A girl, yet to reach two digits of her age, attempts to dance sensuously in front of family and friends, leaving her parents red-faced. This is a scene from a new web series, Rasbhari that attracted criticism from Prasoon Joshi, Chairman of the Central Board of Film Certification. He called for moral policing and sparing child actors from such depictions. The lead actor, Swara Bhaskar, was quick to point out that Joshi had misread the scene and that it should be weighed in the correct context.
 
A short Twitter give-and-take later, the matter lost steam quickly, when in fact, it should really be a matter of concern. The online streaming platform offers a plethora of entertainment to subscribers and the Indian scene is also growing by leaps and bounds. But in its haste to pick on the numbers, more and more shows and films are bypassing moral censorship. An ‘18+’ disclaimer is all the license needed to fill sleaze into countless gadgets that are running overtime these days due to Covid pandemic. But one is particularly distressed with a disturbing trend in Indian scheme of things- the brazen use of children in places completely avoidable.
 
A few months ago, Manoj Bajpayee’s The Family Man became a huge hit with the audience. While most of the series was handled with maturity, one scene brought a lump in the throat. A child actor, who plays Bajpayee’s son, is shown cursing like a pro in the middle of the road.

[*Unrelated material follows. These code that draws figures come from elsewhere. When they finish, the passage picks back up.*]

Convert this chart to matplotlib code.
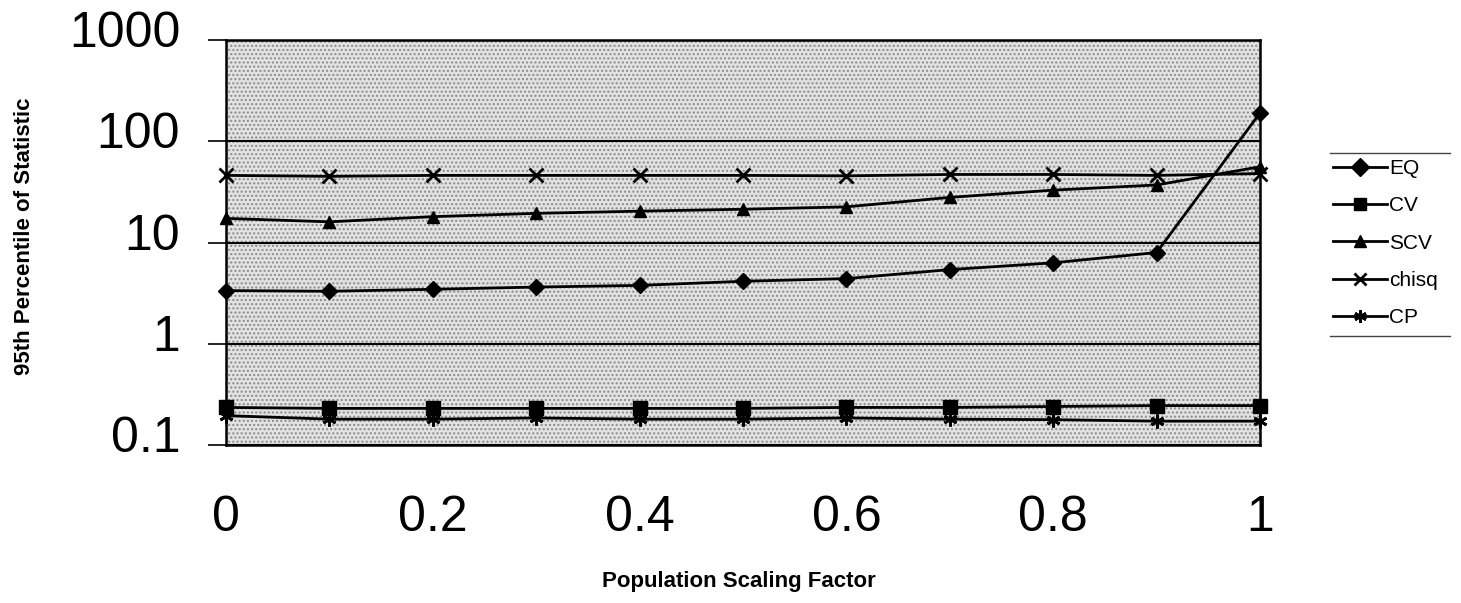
import matplotlib

matplotlib.use("Agg")
import matplotlib.pyplot as plt
import matplotlib.transforms as mtransforms
from matplotlib.lines import Line2D
from matplotlib.patches import Rectangle

plt.rcParams["font.family"] = ["Liberation Sans", "DejaVu Sans"]
plt.rcParams["hatch.linewidth"] = 1.0

scaling = [0.0, 0.1, 0.2, 0.3, 0.4, 0.5, 0.6, 0.7, 0.8, 0.9, 1.0]
eq = [3.35, 3.3, 3.45, 3.63, 3.77, 4.14, 4.4, 5.4, 6.3, 7.96, 190]
cv = [0.235, 0.23, 0.23, 0.23, 0.23, 0.23, 0.235, 0.235, 0.24, 0.245, 0.245]
scv = [17.3, 16.0, 18.0, 19.4, 20.4, 21.3, 22.5, 27.9, 32.9, 37, 56]
chisq = [46, 45, 46, 46, 46, 46, 45.5, 47, 47, 46, 48]
cp = [0.195, 0.18, 0.18, 0.185, 0.18, 0.18, 0.185, 0.18, 0.178, 0.172, 0.172]

series = [
    ("EQ", eq, "D", 8),
    ("CV", cv, "s", 10),
    ("SCV", scv, "^", 9),
    ("chisq", chisq, "x", 10),
    ("CP", cp, (6, 2, 0), 10),
]
y_ticks = [0.1, 1, 10, 100, 1000]
y_tick_labels = ["0.1", "1", "10", "100", "1000"]
x_ticks = [0, 0.2, 0.4, 0.6, 0.8, 1]
x_tick_labels = ["0", "0.2", "0.4", "0.6", "0.8", "1"]

fig = plt.figure(figsize=(14.61, 6.03), dpi=100)
W, H = 1461, 603
ax = fig.add_axes([226 / W, 1 - 445 / H, (1260 - 226) / W, (445 - 40) / H])

# stippled grey plot area
ax.add_patch(
    Rectangle(
        (0, 0), 1, 1, transform=ax.transAxes, facecolor="#e2e2e2",
        edgecolor="#8a8a8a", hatch="....", linewidth=0, zorder=0,
    )
)

for label, values, marker, size in series:
    thin = marker == "x" or isinstance(marker, tuple)
    ax.plot(
        scaling, values, color="black", linewidth=2.0, marker=marker,
        markersize=size, markeredgewidth=2.0 if thin else 1.0,
        markerfacecolor="black", markeredgecolor="black", label=label,
        clip_on=False, zorder=3,
    )

ax.set_yscale("log")
ax.set_ylim(0.1, 1000)
ax.set_xlim(0, 1)
ax.set_yticks(y_ticks)
ax.set_yticklabels(y_tick_labels)
ax.yaxis.set_minor_locator(matplotlib.ticker.NullLocator())
ax.set_xticks(x_ticks)
ax.set_xticklabels(x_tick_labels)
ax.tick_params(axis="y", labelsize=36, length=13, width=1.2, pad=20, direction="out")
ax.tick_params(axis="x", labelsize=36, length=0, pad=36)
ax.grid(True, axis="y", color="black", linewidth=1.5, zorder=1)
ax.set_axisbelow(True)
for spine in ax.spines.values():
    spine.set_linewidth(1.8)

# Excel puts the value labels slightly above their ticks
offset = mtransforms.ScaledTranslation(0, 11 / 100, fig.dpi_scale_trans)
for lab in ax.get_yticklabels():
    lab.set_transform(lab.get_transform() + offset)

fig.text(739 / W, 1 - 582 / H, "Population Scaling Factor", ha="center",
         va="center", fontsize=16, fontweight="bold")
fig.text(25 / W, 1 - 236 / H, "95th Percentile of Statistic", ha="center",
         va="center", rotation=90, fontsize=16, fontweight="bold")

leg = ax.legend(
    loc="upper left", bbox_to_anchor=(1333 / W, 1 - 159 / H),
    bbox_transform=fig.transFigure, frameon=False, fontsize=15,
    handlelength=2.6, handletextpad=0.1, labelspacing=0.88, borderaxespad=0,
    borderpad=0,
)
for h in leg.legend_handles:
    h.set_markersize(9)

fig.add_artist(Line2D([1330 / W, 1450 / W], [1 - 153 / H, 1 - 153 / H],
                      color="#444444", linewidth=1.0))
fig.add_artist(Line2D([1330 / W, 1450 / W], [1 - 336 / H, 1 - 336 / H],
                      color="#444444", linewidth=1.0))

fig.savefig("out.png", dpi=100)
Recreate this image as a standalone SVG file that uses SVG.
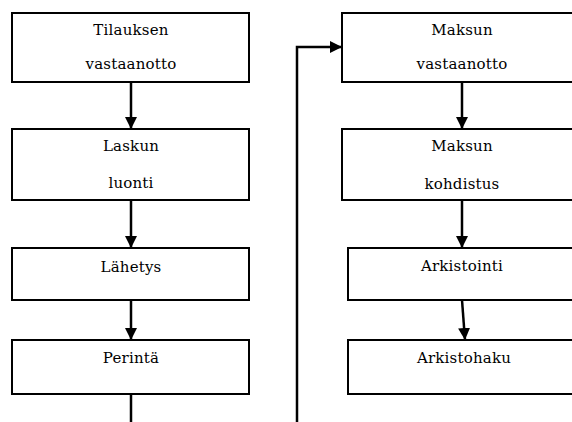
<svg xmlns="http://www.w3.org/2000/svg" width="572" height="422" viewBox="0 0 572 422">
<defs>
<style>
.box{fill:#fff;stroke:#000;stroke-width:2}
.t{font-family:'DejaVu Serif',serif;font-size:15px;letter-spacing:0.2px;text-anchor:middle;fill:#000}
.c{fill:none;stroke:#000;stroke-width:2.5}
</style>
<marker id="ah" markerUnits="userSpaceOnUse" markerWidth="13" markerHeight="12" refX="12" refY="6" orient="auto">
<path d="M0,0 L12,6 L0,12 Z" fill="#000"/>
</marker>
</defs>
<rect width="572" height="422" fill="#fff"/>
<g id="connectors">
<line class="c" x1="131" y1="82" x2="131" y2="129" marker-end="url(#ah)"/>
<line class="c" x1="131" y1="200" x2="131" y2="248" marker-end="url(#ah)"/>
<line class="c" x1="131" y1="300" x2="131" y2="340" marker-end="url(#ah)"/>
<line class="c" x1="131" y1="394" x2="131" y2="422"/>
<polyline class="c" points="297,422 297,47 342,47" marker-end="url(#ah)"/>
<line class="c" x1="462" y1="82" x2="462" y2="129" marker-end="url(#ah)"/>
<line class="c" x1="462" y1="200" x2="462" y2="248" marker-end="url(#ah)"/>
<line class="c" x1="462" y1="300" x2="465" y2="340" marker-end="url(#ah)"/>
</g>
<g id="tilauksen">
<rect class="box" x="12" y="13" width="237" height="69"/>
<text class="t" x="131" y="35">Tilauksen</text>
<text class="t" x="131" y="69">vastaanotto</text>
</g>
<g id="laskun">
<rect class="box" x="12" y="129" width="237" height="71"/>
<text class="t" x="131" y="151">Laskun</text>
<text class="t" x="131" y="188">luonti</text>
</g>
<g id="lahetys">
<rect class="box" x="12" y="248" width="237" height="52"/>
<text class="t" x="131" y="272">Lähetys</text>
</g>
<g id="perinta">
<rect class="box" x="12" y="340" width="237" height="54"/>
<text class="t" x="131" y="363">Perintä</text>
</g>
<g id="maksun-vastaanotto">
<rect class="box" x="342" y="13" width="240" height="69"/>
<text class="t" x="462" y="35">Maksun</text>
<text class="t" x="462" y="69">vastaanotto</text>
</g>
<g id="maksun-kohdistus">
<rect class="box" x="342" y="129" width="240" height="71"/>
<text class="t" x="462" y="151">Maksun</text>
<text class="t" x="462" y="189">kohdistus</text>
</g>
<g id="arkistointi">
<rect class="box" x="348" y="248" width="234" height="52"/>
<text class="t" x="462" y="271">Arkistointi</text>
</g>
<g id="arkistohaku">
<rect class="box" x="348" y="340" width="234" height="54"/>
<text class="t" x="464" y="363">Arkistohaku</text>
</g>
</svg>
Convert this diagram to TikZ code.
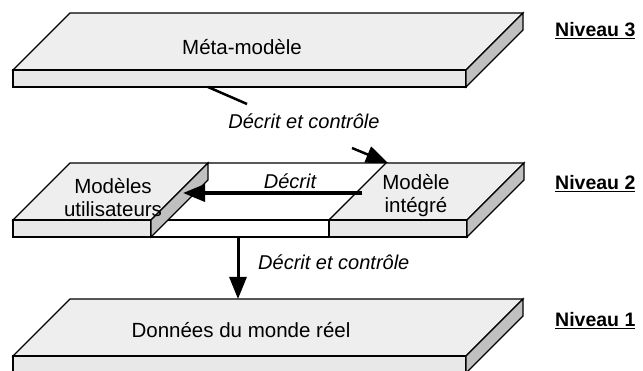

No logic behind why ‘the scene demanded it’. The makers could have at least diluted the language, but yes, then the element of shock would have been lost. There is a scene in the second season of Four More Shot Please wherein a hardly 5-year-old actor uses a ‘bad word’. Her mother tries to dissuade her but the girl goes into repetition mode. If this wasn’t appalling enough, there was an even more disturbing content in the recent series Paatal Lok. Three rag-pickers, again all under 10 years of age, are victims of pedophilia and they speak in innuendoes about it. There is a rather vivid scene, which thankfully does not show a child, but the act for sure. One is reminded of the blood-curdling scene from Konkana Sen’s Page 3 wherein naked boys huddle around a pedophile towards the film’s climax.
 
There is another scene in Paatal Lok with the same three kids sharing a distasteful joke about what should one be named based in the city of birth. There is another offensive joke in the same series, this time mouthed by a bunch of teenagers. No amount of reasoning can explain how the narrative would have been hampered had these scenes not be shot at all. It is like taking creative freedom so far that it leaves the realms of moral responsibility.
 
Furthermore, while foreign entertainment largely refrains from this, the Indian media houses revel in this exploitation. We now mock the times when two flowers’ pecking on the silver screen communicated the message. But look how far we have come under the garb of creative freedom and director’s discretion. Today, when the gadgets are smart and the kids smarter, and the association unavoidable due to online classes, a little more sense of responsibility from our entertainers must prevail.